Just as complementary info, the worksheet also allows perfectly-elastic perfectly-plastic diagrams, but I simply accepted the built-in data for grade 60, that is included. As usual, I didn't count this time any tensile strength of the concrete. The concrete stress-strain diagram is bi-parabolic, 0 to top strength, then decaying somewhat, see attached figure.

 

[staffengw]

I think I found my problem. I was choosing a value of a, then getting the values of c, the compression area (Acomp), the distance to the compression area centroid (y'), the stress in the steel (fs = (0.003/c)*(d-c)), then the phi factor (relating to the c / d ratio), then phi*Pn = phi*Acomp*(0.85*f'c) [neglecting As for any additional compression capacity], then phi*Mn = phi(0.85*f'c*Acomp)+As*fs*(d-cg).
The chart I showed was the comparison between the phi*Pn and phi*Mn from this process. I don't believe this is the correct approach. It does not compare apples to apples.

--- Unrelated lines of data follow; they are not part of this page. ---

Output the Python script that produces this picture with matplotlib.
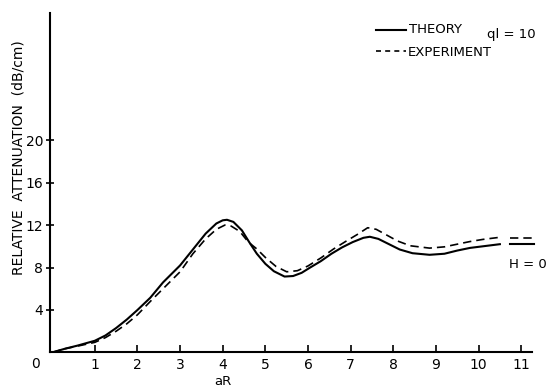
import matplotlib
matplotlib.use("Agg")
import matplotlib.pyplot as plt

# theory curve (solid)
theory_x = [0, 0.3, 0.6, 1.0, 1.25, 1.5, 1.75, 2.0, 2.3, 2.6, 3.0, 3.3, 3.6,
            3.85, 4.0, 4.1, 4.25, 4.45, 4.62, 4.8, 5.0, 5.2, 5.45, 5.65, 5.85,
            6.05, 6.3, 6.55, 6.8, 7.05, 7.3, 7.45, 7.65, 7.9, 8.15, 8.45, 8.85,
            9.2, 9.5, 9.8, 10.1, 10.5]
theory_y = [0, 0.35, 0.65, 1.1, 1.6, 2.3, 3.1, 4.0, 5.15, 6.6, 8.2, 9.7, 11.2,
            12.15, 12.45, 12.5, 12.3, 11.5, 10.4, 9.3, 8.35, 7.65, 7.15, 7.2, 7.5,
            8.0, 8.6, 9.3, 9.9, 10.4, 10.8, 10.9, 10.7, 10.2, 9.7, 9.35, 9.2,
            9.3, 9.6, 9.85, 10.0, 10.2]

# experiment curve (dashed)
exp_x = [0, 0.3, 0.6, 1.0, 1.25, 1.5, 1.75, 2.0, 2.3, 2.6, 3.0, 3.3, 3.6,
         3.85, 4.05, 4.2, 4.4, 4.6, 4.8, 5.0, 5.25, 5.5, 5.75, 6.0, 6.3, 6.6,
         6.9, 7.15, 7.4, 7.6, 7.85, 8.1, 8.4, 8.85, 9.2, 9.5, 9.8, 10.1, 10.5]
exp_y = [0, 0.35, 0.6, 0.95, 1.4, 2.0, 2.7, 3.55, 4.8, 6.0, 7.6, 9.3, 10.7,
         11.6, 12.0, 11.9, 11.4, 10.4, 9.75, 8.95, 8.1, 7.6, 7.7, 8.15, 8.9, 9.75,
         10.5, 11.1, 11.75, 11.6, 11.05, 10.5, 10.05, 9.83, 9.95, 10.2, 10.45, 10.65, 10.85]

# H = 0 asymptotes
h0_x = [10.73, 11.3]
h0_theory = [10.2, 10.2]
h0_exp = [10.8, 10.8]

xticks = [1, 2, 3, 4, 5, 6, 7, 8, 9, 10, 11]
yticks = [4, 8, 12, 16, 20]

plt.rcParams['font.family'] = 'DejaVu Sans'

fig = plt.figure(figsize=(5.5, 3.89), dpi=100)
ax = fig.add_axes([0.091, 0.094, 0.876, 0.873])

ax.plot(theory_x, theory_y, color='black', lw=1.5, solid_joinstyle='round')
ax.plot(exp_x, exp_y, color='black', lw=1.2, dashes=(5, 3))
ax.plot(h0_x, h0_theory, color='black', lw=1.5, clip_on=False)
ax.plot(h0_x, h0_exp, color='black', lw=1.2, dashes=(5, 3), clip_on=False)

ax.set_xlim(-0.05, 11.25)
ax.set_ylim(0, 32)
ax.spines['top'].set_visible(False)
ax.spines['right'].set_visible(False)
ax.spines['left'].set_linewidth(1.5)
ax.spines['bottom'].set_linewidth(1.5)

ax.set_xticks(xticks)
ax.set_xticklabels([str(t) for t in xticks], fontsize=10)
ax.set_yticks(yticks)
ax.set_yticklabels([str(t) for t in yticks], fontsize=10)
ax.tick_params(axis='x', direction='in', length=5, width=1.2, pad=4)
ax.tick_params(axis='y', direction='inout', length=6, width=1.2, pad=2)

ax.text(-0.022, -0.035, '0', transform=ax.transAxes, fontsize=10,
        ha='right', va='center')
ax.text(4.0, -2.1, 'aR', fontsize=9.5, ha='center', va='top')
fig.text(0.033, 0.595, 'RELATIVE  ATTENUATION  (dB/cm)', rotation=90,
         fontsize=10, ha='center', va='center')

# legend drawn by hand
ax.plot([7.6, 8.3], [30.4, 30.4], color='black', lw=1.5, clip_on=False)
ax.plot([7.6, 8.3], [28.4, 28.4], color='black', lw=1.2, dashes=(3, 2.5),
        clip_on=False)
ax.text(8.38, 30.4, 'THEORY', fontsize=9.5, va='center')
ax.text(10.2, 30.0, 'ql = 10', fontsize=9.5, va='center')
ax.text(8.33, 28.3, 'EXPERIMENT', fontsize=9.5, va='center')
ax.text(10.72, 8.3, 'H = 0', fontsize=9.5, va='center')

fig.savefig('out.png', dpi=100)
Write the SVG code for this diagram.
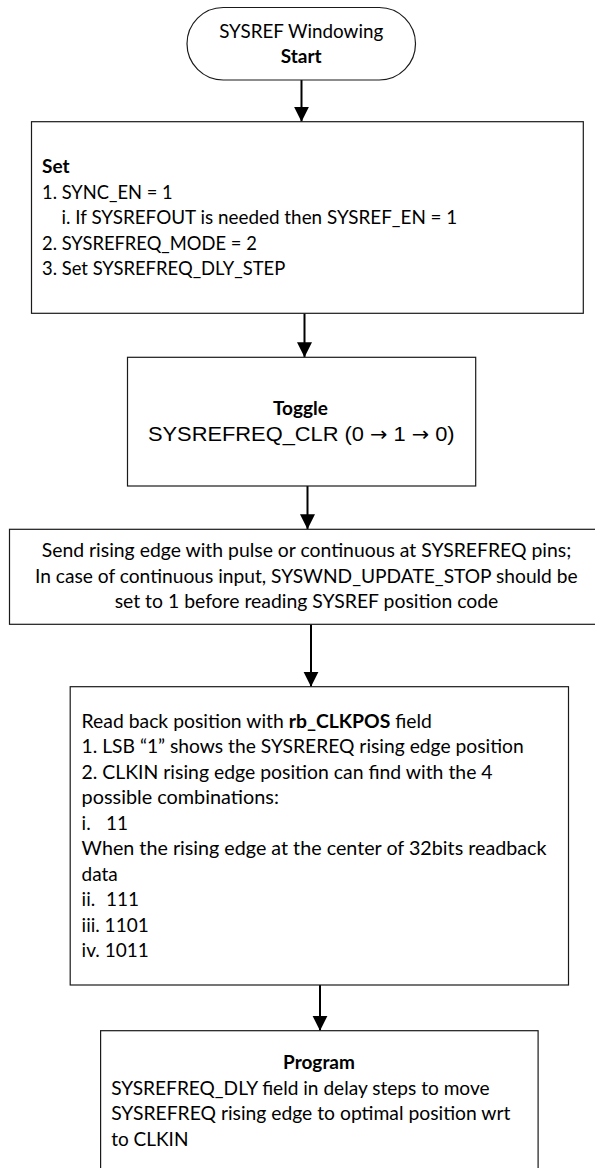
<svg xmlns="http://www.w3.org/2000/svg" width="595" height="1168" viewBox="0 0 595 1168">
<style>
.bg{fill:#fff}
.box{fill:#fff;stroke:#1a1a1a;stroke-width:1.2}
.t{font-family:Lato,"Open Sans","Liberation Sans",sans-serif;font-size:19px;fill:#000}
.b{font-weight:bold}
.c{text-anchor:middle}
.a{font-family:"Liberation Sans",Arial,sans-serif;font-size:21px;fill:#000}
.arr{font-family:"DejaVu Sans",sans-serif;font-size:20px}
.conn{stroke:#000;stroke-width:2;fill:none;marker-end:url(#ah)}
</style>
<defs>
<marker id="ah" markerUnits="userSpaceOnUse" markerWidth="16" markerHeight="16" refX="15" refY="7.5" orient="auto" viewBox="0 0 16 15">
<path d="M0,0 L15,7.5 L0,15 z" fill="#000"/>
</marker>
</defs>
<rect class="bg" x="0" y="0" width="595" height="1168"/>
<g id="connectors">
<line class="conn" x1="301.5" y1="80" x2="301.5" y2="121.7"/>
<line class="conn" x1="304.5" y1="313.3" x2="304.5" y2="357.3"/>
<line class="conn" x1="307.5" y1="486" x2="307.5" y2="529.3"/>
<line class="conn" x1="311" y1="624.3" x2="311" y2="686.7"/>
<line class="conn" x1="320" y1="985" x2="320" y2="1030.7"/>
</g>
<g id="start">
<rect class="box" x="187" y="7.5" width="228.5" height="72.5" rx="36.25"/>
<text class="t c" x="301.2" y="38.3" textLength="164" lengthAdjust="spacingAndGlyphs">SYSREF Windowing</text>
<text class="t b c" x="301.2" y="62.7">Start</text>
</g>
<g id="set">
<rect class="box" x="31.5" y="121.7" width="551.8" height="191.6"/>
<text class="t b" x="42" y="173">Set</text>
<text class="t" x="42" y="198.5" textLength="130.6" lengthAdjust="spacingAndGlyphs">1. SYNC_EN = 1</text>
<text class="t" x="61.5" y="224" textLength="395.8" lengthAdjust="spacingAndGlyphs">i. If SYSREFOUT is needed then SYSREF_EN = 1</text>
<text class="t" x="42" y="249.5" textLength="214.8" lengthAdjust="spacingAndGlyphs">2. SYSREFREQ_MODE = 2</text>
<text class="t" x="42" y="275" textLength="243.3" lengthAdjust="spacingAndGlyphs">3. Set SYSREFREQ_DLY_STEP</text>
</g>
<g id="toggle">
<rect class="box" x="127.5" y="357.3" width="348.2" height="128.7"/>
<text class="t b c" x="300.4" y="415">Toggle</text>
<text class="a c" x="301.3" y="440.7" textLength="306.6" lengthAdjust="spacingAndGlyphs">SYSREFREQ_CLR (0 <tspan class="arr">→</tspan> 1 <tspan class="arr">→</tspan> 0)</text>
</g>
<g id="send">
<rect class="box" x="9.5" y="529.3" width="600" height="95"/>
<text class="t c" x="306.5" y="557.3" textLength="529.5" lengthAdjust="spacingAndGlyphs">Send rising edge with pulse or continuous at SYSREFREQ pins;</text>
<text class="t c" x="306.3" y="582.5" textLength="542.7" lengthAdjust="spacingAndGlyphs">In case of continuous input, SYSWND_UPDATE_STOP should be</text>
<text class="t c" x="306.5" y="607.5" textLength="383.7" lengthAdjust="spacingAndGlyphs">set to 1 before reading SYSREF position code</text>
</g>
<g id="readback">
<rect class="box" x="70.2" y="686.7" width="498.3" height="298.3"/>
<text class="t" x="81.6" y="727.5" textLength="350.3" lengthAdjust="spacingAndGlyphs">Read back position with <tspan class="b">rb_CLKPOS</tspan> field</text>
<text class="t" x="81.6" y="753" textLength="442.1" lengthAdjust="spacingAndGlyphs">1. LSB “1” shows the SYSREREQ rising edge position</text>
<text class="t" x="81.6" y="778.5" textLength="411" lengthAdjust="spacingAndGlyphs">2. CLKIN rising edge position can find with the 4</text>
<text class="t" x="81.6" y="804" textLength="197.3" lengthAdjust="spacingAndGlyphs">possible combinations:</text>
<text class="t" x="81.6" y="829.5">i.<tspan x="106">11</tspan></text>
<text class="t" x="81.6" y="855" textLength="464.9" lengthAdjust="spacingAndGlyphs">When the rising edge at the center of 32bits readback</text>
<text class="t" x="81.6" y="880.5">data</text>
<text class="t" x="81.6" y="906">ii.<tspan x="106">111</tspan></text>
<text class="t" x="81.6" y="931.5">iii. 1101</text>
<text class="t" x="81.6" y="957">iv. 1011</text>
</g>
<g id="program">
<rect class="box" x="100.6" y="1030.7" width="437.5" height="150"/>
<text class="t b c" x="319" y="1069">Program</text>
<text class="t" x="111.2" y="1094.5" textLength="378.4" lengthAdjust="spacingAndGlyphs">SYSREFREQ_DLY field in delay steps to move</text>
<text class="t" x="111.2" y="1120" textLength="399.2" lengthAdjust="spacingAndGlyphs">SYSREFREQ rising edge to optimal position wrt</text>
<text class="t" x="111.2" y="1145.5">to CLKIN</text>
</g>
</svg>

I changed to choosing an axial load, Pu, then iterating values of c until the sum of compression (0.85*f'c*Acomp + Pu) and tension loads (As*fs) equal zero. I get a result that more closely resembles your results.

Thank you for your input.

 

[IDS]

I have now updated my concrete section analysis spreadsheet to work automatically with any selected units, and to work to the ACI 318 code, as well as the Australian codes. The revised file can be downloaded from:

http://newtonexcelbach.wordpress.com/2012/08/09/uls-analysis-of-concrete-beams-now-with-added-units/

Generating the interaction diagram for the T section to the ACI code (see attached) throws some light on what is happening.

The reduction factor on ultimate moment capacity goes from 0.9 for tension controlled sections to 0.65 for compression controlled sections. It so happens that the depth of the compression zone at the axial load limit for tension control is very close to the bottom of the flange, so the additional axial load when the NA reaches the position for compression control is very small, and Phi.P actually reduces. The result is that instead of getting a gradual transition in the Phi value it jumps straight from 0.9 to 0.65, and there is a jump in the position of the NA.

Looking at the Mu and Phi.Mu lines on the attached graph should clarify wjat is happening.

Doug Jenkins
Interactive Design Services

http://newtonexcelbach.wordpress.com/

 

[ishvaaag]

Just for completeness, from PCA notes to ACI 318-08, the confirmation of that a linear interpolation between 0.65 and 0.9 is permitted for the points in the interaction diagram between the compression controlled zone and tension controlled zone.

PCA notes to 318-08 also has example 6.4 showing the basics of construction of a code-based Axial load-Moment interaction diagram.